• **Problem description**
Repeat, exactly and completely, the material that follows. Omit the pictures.

(Excerpt from a dataset)
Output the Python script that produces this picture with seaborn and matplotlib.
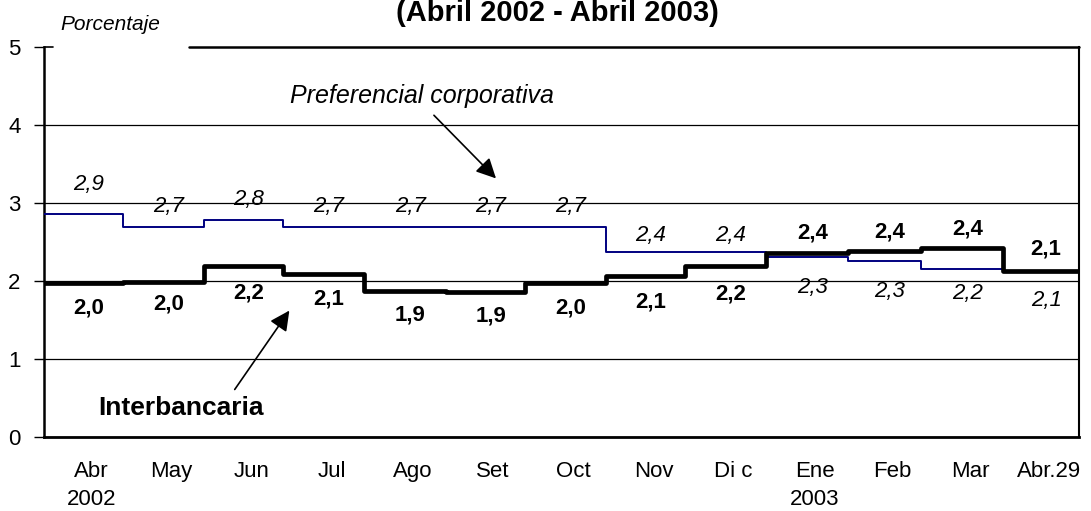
import pandas as pd
import matplotlib
matplotlib.use("Agg")
import matplotlib.pyplot as plt
import seaborn as sns

# Tasas promedio mensuales (porcentaje), abril 2002 - abril 2003
meses = ["Abr\n2002", "May", "Jun", "Jul", "Ago", "Set", "Oct",
         "Nov", "Di c", "Ene\n2003", "Feb", "Mar", "Abr.29"]
inicio_mes = ["2002-04-01", "2002-05-01", "2002-06-01", "2002-07-01",
              "2002-08-01", "2002-09-01", "2002-10-01", "2002-11-01",
              "2002-12-01", "2003-01-01", "2003-02-01", "2003-03-01",
              "2003-04-01"]
fin_serie = "2003-04-30"
preferencial = [2.86, 2.69, 2.78, 2.69, 2.69, 2.69, 2.69,
                2.37, 2.37, 2.31, 2.26, 2.16, 2.12]
interbancaria = [1.97, 1.99, 2.19, 2.09, 1.87, 1.86, 1.97,
                 2.07, 2.19, 2.36, 2.38, 2.42, 2.13]

# Days since the first month start
fechas = pd.to_datetime(inicio_mes + [fin_serie])
dias = (fechas - fechas[0]).days.tolist()
centros = [(a + b) / 2 for a, b in zip(dias[:-1], dias[1:])]

df_pref = pd.DataFrame({"dia": dias, "tasa": preferencial + preferencial[-1:]})
df_inter = pd.DataFrame({"dia": dias, "tasa": interbancaria + interbancaria[-1:]})

sns.set_theme(style="white")
plt.rcParams["font.family"] = ["Liberation Sans", "DejaVu Sans"]
plt.rcParams["text.color"] = "black"
plt.rcParams["xtick.color"] = "black"
plt.rcParams["ytick.color"] = "black"

fig = plt.figure(figsize=(10.91, 5.11), dpi=100)
ax = fig.add_axes([44 / 1091, 74 / 511, 1035 / 1091, 390 / 511])

sns.lineplot(data=df_pref, x="dia", y="tasa", color="#000080", linewidth=1.4,
             drawstyle="steps-post", estimator=None, ax=ax, zorder=3)
sns.lineplot(data=df_inter, x="dia", y="tasa", color="black", linewidth=3.4,
             drawstyle="steps-post", estimator=None, ax=ax, zorder=4)

ax.set_xlim(dias[0], dias[-1])
ax.set_ylim(0, 5)
ax.set_xlabel("")
ax.set_ylabel("")

# value labels (offsets in points)
off_pref = [21, 15, 15, 15, 15, 15, 15, 12, 12, -22, -22, -18, -21]
off_inter = [-18, -16, -19, -18, -17, -17, -18, -19, -20, 14, 14, 14, 16]
for i in range(len(meses)):
    ax.annotate(f"{preferencial[i]:.1f}".replace(".", ","),
                (centros[i] + 2, preferencial[i]), xytext=(0, off_pref[i]),
                textcoords="offset points", ha="center", va="center",
                fontsize=16, style="italic", color="black")
    ax.annotate(f"{interbancaria[i]:.1f}".replace(".", ","),
                (centros[i] + 2, interbancaria[i]), xytext=(0, off_inter[i]),
                textcoords="offset points", ha="center", va="center",
                fontsize=16, weight="bold", color="black")

# series names with arrows
ax.annotate("", xy=(172.8, 3.29), xytext=(147.7, 4.15),
            arrowprops=dict(arrowstyle="-|>", color="black", lw=1.2,
                            mutation_scale=30))
ax.text(143.9, 4.37, "Preferencial corporativa", ha="center", va="center",
        fontsize=18, style="italic", color="black")
ax.annotate("", xy=(94.0, 1.65), xytext=(72.0, 0.58),
            arrowprops=dict(arrowstyle="-|>", color="black", lw=1.2,
                            mutation_scale=30))
ax.text(52.0, 0.37, "Interbancaria", ha="center", va="center",
        fontsize=19, weight="bold", color="black")

# axes styling
ax.set_yticks(range(6))
ax.set_yticklabels([str(v) for v in range(6)], fontsize=16)
ax.set_xticks([c + 3 for c in centros])
ax.set_xticklabels(meses, fontsize=16, linespacing=1.45, va="top")
ax.tick_params(axis="y", left=True, length=7, width=1, pad=10, color="black",
               labelcolor="black")
ax.tick_params(axis="x", bottom=False, length=0, pad=17, labelcolor="black")
ax.yaxis.grid(True, color="black", linewidth=0.9)
ax.yaxis.get_gridlines()[5].set_visible(False)
ax.set_axisbelow(True)

ax.spines["top"].set_visible(False)
for s in ["left", "bottom", "right"]:
    ax.spines[s].set_visible(True)
    ax.spines[s].set_color("black")
ax.spines["left"].set_linewidth(1.8)
ax.spines["bottom"].set_linewidth(2.0)
ax.spines["right"].set_linewidth(1.5)
# top border interrupted behind the unit label
ax.plot([0, 0.009], [1, 1], transform=ax.transAxes, color="black", lw=1.2, clip_on=False)
ax.plot([0.140, 1], [1, 1], transform=ax.transAxes, color="black", lw=1.8, clip_on=False)

fig.text(60 / 1091, 1 - 24 / 511, "Porcentaje", ha="left", va="center",
         fontsize=15, style="italic", color="black")
fig.text(557 / 1091, 1 - 13 / 511, "(Abril 2002 - Abril 2003)", ha="center",
         va="center", fontsize=21, weight="bold", color="black")

fig.savefig("out.png", dpi=100)
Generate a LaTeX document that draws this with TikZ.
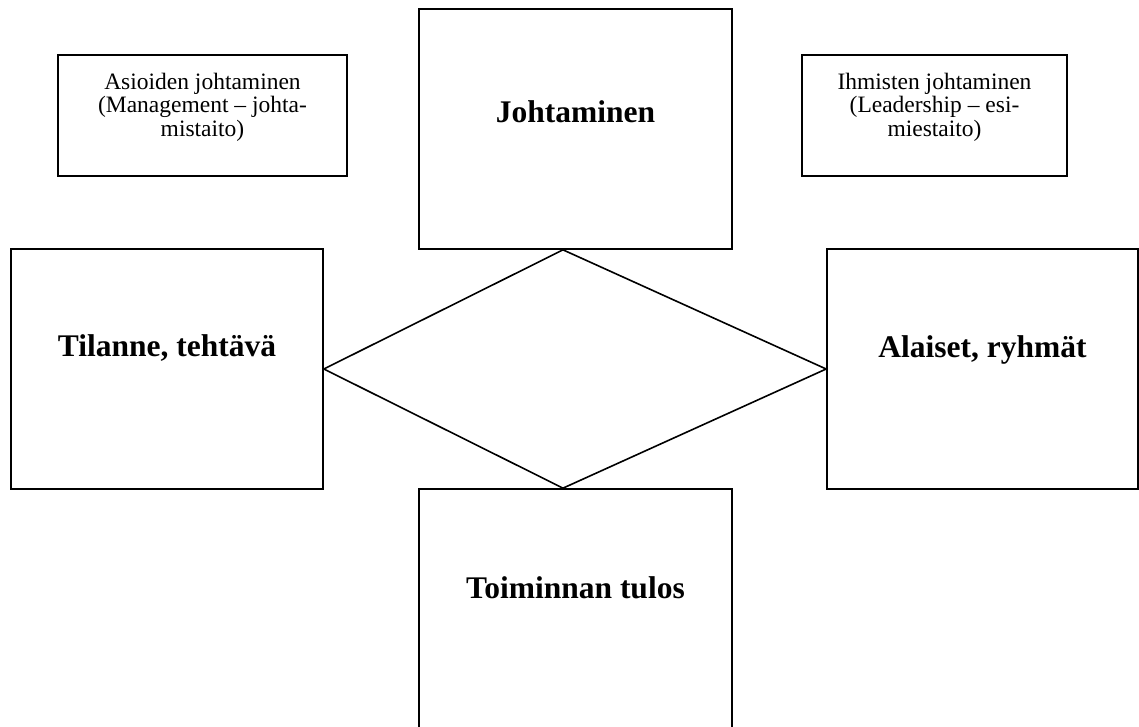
\documentclass[tikz,border=0pt]{standalone}
\usepackage{fontspec}
\setmainfont{Liberation Serif}
\tikzset{
  box/.style={draw=black, line width=1.7pt, rectangle, inner sep=0pt},
  small/.style={align=center, inner sep=0pt, font=\fontsize{23.5}{23.5}\selectfont},
  big/.style={inner sep=0pt, font=\fontsize{31.5}{36}\selectfont\bfseries},
}
\begin{document}
\begin{tikzpicture}[x=1pt,y=-1pt]
\useasboundingbox (0,0) rectangle (1139,727);
\clip (0,0) rectangle (1139,727);
\fill[white] (0,0) rectangle (1139,727);
% boxes
\node[box, minimum width=289pt, minimum height=121pt] (as) at (202.5,115.5) {};
\node[box, minimum width=265pt, minimum height=121pt] (ih) at (934.5,115.5) {};
\node[box, minimum width=313pt, minimum height=240pt] (jo) at (575.5,129) {};
\node[box, minimum width=312pt, minimum height=240pt] (ti) at (167,369) {};
\node[box, minimum width=311pt, minimum height=240pt] (al) at (982.5,369) {};
\node[box, minimum width=313pt, minimum height=260pt] (to) at (575.5,619) {};
% diamond
\coordinate (dt) at ([xshift=-12.5pt]jo.south);
\coordinate (db) at ([xshift=-12.5pt]to.north);
\draw[line width=1.6pt, line join=miter] (dt) -- (ti.east) -- (db) -- (al.west) -- cycle;
% texts
\node[small] (astext) at (202.5,107) {Asioiden johtaminen\\(Management -- johta-\\mistaito)};
\node[small] (ihtext) at (934.5,107) {Ihmisten johtaminen\\(Leadership -- esi-\\miestaito)};
\node[big] (jotext) at (575.5,112) {Johtaminen};
\node[big] (titext) at (167,348) {Tilanne, tehtävä};
\node[big] (altext) at (982.5,350) {Alaiset, ryhmät};
\node[big] (totext) at (575.5,588) {Toiminnan tulos};
\end{tikzpicture}
\end{document}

• **Finished exercise**
Output the Python script that produces this picture with seaborn and matplotlib.
import pandas as pd
import matplotlib
matplotlib.use("Agg")
import matplotlib.pyplot as plt
import seaborn as sns

# Tasas promedio mensuales (porcentaje), abril 2002 - abril 2003
meses = ["Abr\n2002", "May", "Jun", "Jul", "Ago", "Set", "Oct",
         "Nov", "Di c", "Ene\n2003", "Feb", "Mar", "Abr.29"]
inicio_mes = ["2002-04-01", "2002-05-01", "2002-06-01", "2002-07-01",
              "2002-08-01", "2002-09-01", "2002-10-01", "2002-11-01",
              "2002-12-01", "2003-01-01", "2003-02-01", "2003-03-01",
              "2003-04-01"]
fin_serie = "2003-04-30"
preferencial = [2.86, 2.69, 2.78, 2.69, 2.69, 2.69, 2.69,
                2.37, 2.37, 2.31, 2.26, 2.16, 2.12]
interbancaria = [1.97, 1.99, 2.19, 2.09, 1.87, 1.86, 1.97,
                 2.07, 2.19, 2.36, 2.38, 2.42, 2.13]

# Days since the first month start
fechas = pd.to_datetime(inicio_mes + [fin_serie])
dias = (fechas - fechas[0]).days.tolist()
centros = [(a + b) / 2 for a, b in zip(dias[:-1], dias[1:])]

df_pref = pd.DataFrame({"dia": dias, "tasa": preferencial + preferencial[-1:]})
df_inter = pd.DataFrame({"dia": dias, "tasa": interbancaria + interbancaria[-1:]})

sns.set_theme(style="white")
plt.rcParams["font.family"] = ["Liberation Sans", "DejaVu Sans"]
plt.rcParams["text.color"] = "black"
plt.rcParams["xtick.color"] = "black"
plt.rcParams["ytick.color"] = "black"

fig = plt.figure(figsize=(10.91, 5.11), dpi=100)
ax = fig.add_axes([44 / 1091, 74 / 511, 1035 / 1091, 390 / 511])

sns.lineplot(data=df_pref, x="dia", y="tasa", color="#000080", linewidth=1.4,
             drawstyle="steps-post", estimator=None, ax=ax, zorder=3)
sns.lineplot(data=df_inter, x="dia", y="tasa", color="black", linewidth=3.4,
             drawstyle="steps-post", estimator=None, ax=ax, zorder=4)

ax.set_xlim(dias[0], dias[-1])
ax.set_ylim(0, 5)
ax.set_xlabel("")
ax.set_ylabel("")

# value labels (offsets in points)
off_pref = [21, 15, 15, 15, 15, 15, 15, 12, 12, -22, -22, -18, -21]
off_inter = [-18, -16, -19, -18, -17, -17, -18, -19, -20, 14, 14, 14, 16]
for i in range(len(meses)):
    ax.annotate(f"{preferencial[i]:.1f}".replace(".", ","),
                (centros[i] + 2, preferencial[i]), xytext=(0, off_pref[i]),
                textcoords="offset points", ha="center", va="center",
                fontsize=16, style="italic", color="black")
    ax.annotate(f"{interbancaria[i]:.1f}".replace(".", ","),
                (centros[i] + 2, interbancaria[i]), xytext=(0, off_inter[i]),
                textcoords="offset points", ha="center", va="center",
                fontsize=16, weight="bold", color="black")

# series names with arrows
ax.annotate("", xy=(172.8, 3.29), xytext=(147.7, 4.15),
            arrowprops=dict(arrowstyle="-|>", color="black", lw=1.2,
                            mutation_scale=30))
ax.text(143.9, 4.37, "Preferencial corporativa", ha="center", va="center",
        fontsize=18, style="italic", color="black")
ax.annotate("", xy=(94.0, 1.65), xytext=(72.0, 0.58),
            arrowprops=dict(arrowstyle="-|>", color="black", lw=1.2,
                            mutation_scale=30))
ax.text(52.0, 0.37, "Interbancaria", ha="center", va="center",
        fontsize=19, weight="bold", color="black")

# axes styling
ax.set_yticks(range(6))
ax.set_yticklabels([str(v) for v in range(6)], fontsize=16)
ax.set_xticks([c + 3 for c in centros])
ax.set_xticklabels(meses, fontsize=16, linespacing=1.45, va="top")
ax.tick_params(axis="y", left=True, length=7, width=1, pad=10, color="black",
               labelcolor="black")
ax.tick_params(axis="x", bottom=False, length=0, pad=17, labelcolor="black")
ax.yaxis.grid(True, color="black", linewidth=0.9)
ax.yaxis.get_gridlines()[5].set_visible(False)
ax.set_axisbelow(True)

ax.spines["top"].set_visible(False)
for s in ["left", "bottom", "right"]:
    ax.spines[s].set_visible(True)
    ax.spines[s].set_color("black")
ax.spines["left"].set_linewidth(1.8)
ax.spines["bottom"].set_linewidth(2.0)
ax.spines["right"].set_linewidth(1.5)
# top border interrupted behind the unit label
ax.plot([0, 0.009], [1, 1], transform=ax.transAxes, color="black", lw=1.2, clip_on=False)
ax.plot([0.140, 1], [1, 1], transform=ax.transAxes, color="black", lw=1.8, clip_on=False)

fig.text(60 / 1091, 1 - 24 / 511, "Porcentaje", ha="left", va="center",
         fontsize=15, style="italic", color="black")
fig.text(557 / 1091, 1 - 13 / 511, "(Abril 2002 - Abril 2003)", ha="center",
         va="center", fontsize=21, weight="bold", color="black")

fig.savefig("out.png", dpi=100)
Generate a LaTeX document that draws this with TikZ.
\documentclass[tikz,border=0pt]{standalone}
\usepackage{fontspec}
\setmainfont{Liberation Serif}
\tikzset{
  box/.style={draw=black, line width=1.7pt, rectangle, inner sep=0pt},
  small/.style={align=center, inner sep=0pt, font=\fontsize{23.5}{23.5}\selectfont},
  big/.style={inner sep=0pt, font=\fontsize{31.5}{36}\selectfont\bfseries},
}
\begin{document}
\begin{tikzpicture}[x=1pt,y=-1pt]
\useasboundingbox (0,0) rectangle (1139,727);
\clip (0,0) rectangle (1139,727);
\fill[white] (0,0) rectangle (1139,727);
% boxes
\node[box, minimum width=289pt, minimum height=121pt] (as) at (202.5,115.5) {};
\node[box, minimum width=265pt, minimum height=121pt] (ih) at (934.5,115.5) {};
\node[box, minimum width=313pt, minimum height=240pt] (jo) at (575.5,129) {};
\node[box, minimum width=312pt, minimum height=240pt] (ti) at (167,369) {};
\node[box, minimum width=311pt, minimum height=240pt] (al) at (982.5,369) {};
\node[box, minimum width=313pt, minimum height=260pt] (to) at (575.5,619) {};
% diamond
\coordinate (dt) at ([xshift=-12.5pt]jo.south);
\coordinate (db) at ([xshift=-12.5pt]to.north);
\draw[line width=1.6pt, line join=miter] (dt) -- (ti.east) -- (db) -- (al.west) -- cycle;
% texts
\node[small] (astext) at (202.5,107) {Asioiden johtaminen\\(Management -- johta-\\mistaito)};
\node[small] (ihtext) at (934.5,107) {Ihmisten johtaminen\\(Leadership -- esi-\\miestaito)};
\node[big] (jotext) at (575.5,112) {Johtaminen};
\node[big] (titext) at (167,348) {Tilanne, tehtävä};
\node[big] (altext) at (982.5,350) {Alaiset, ryhmät};
\node[big] (totext) at (575.5,588) {Toiminnan tulos};
\end{tikzpicture}
\end{document}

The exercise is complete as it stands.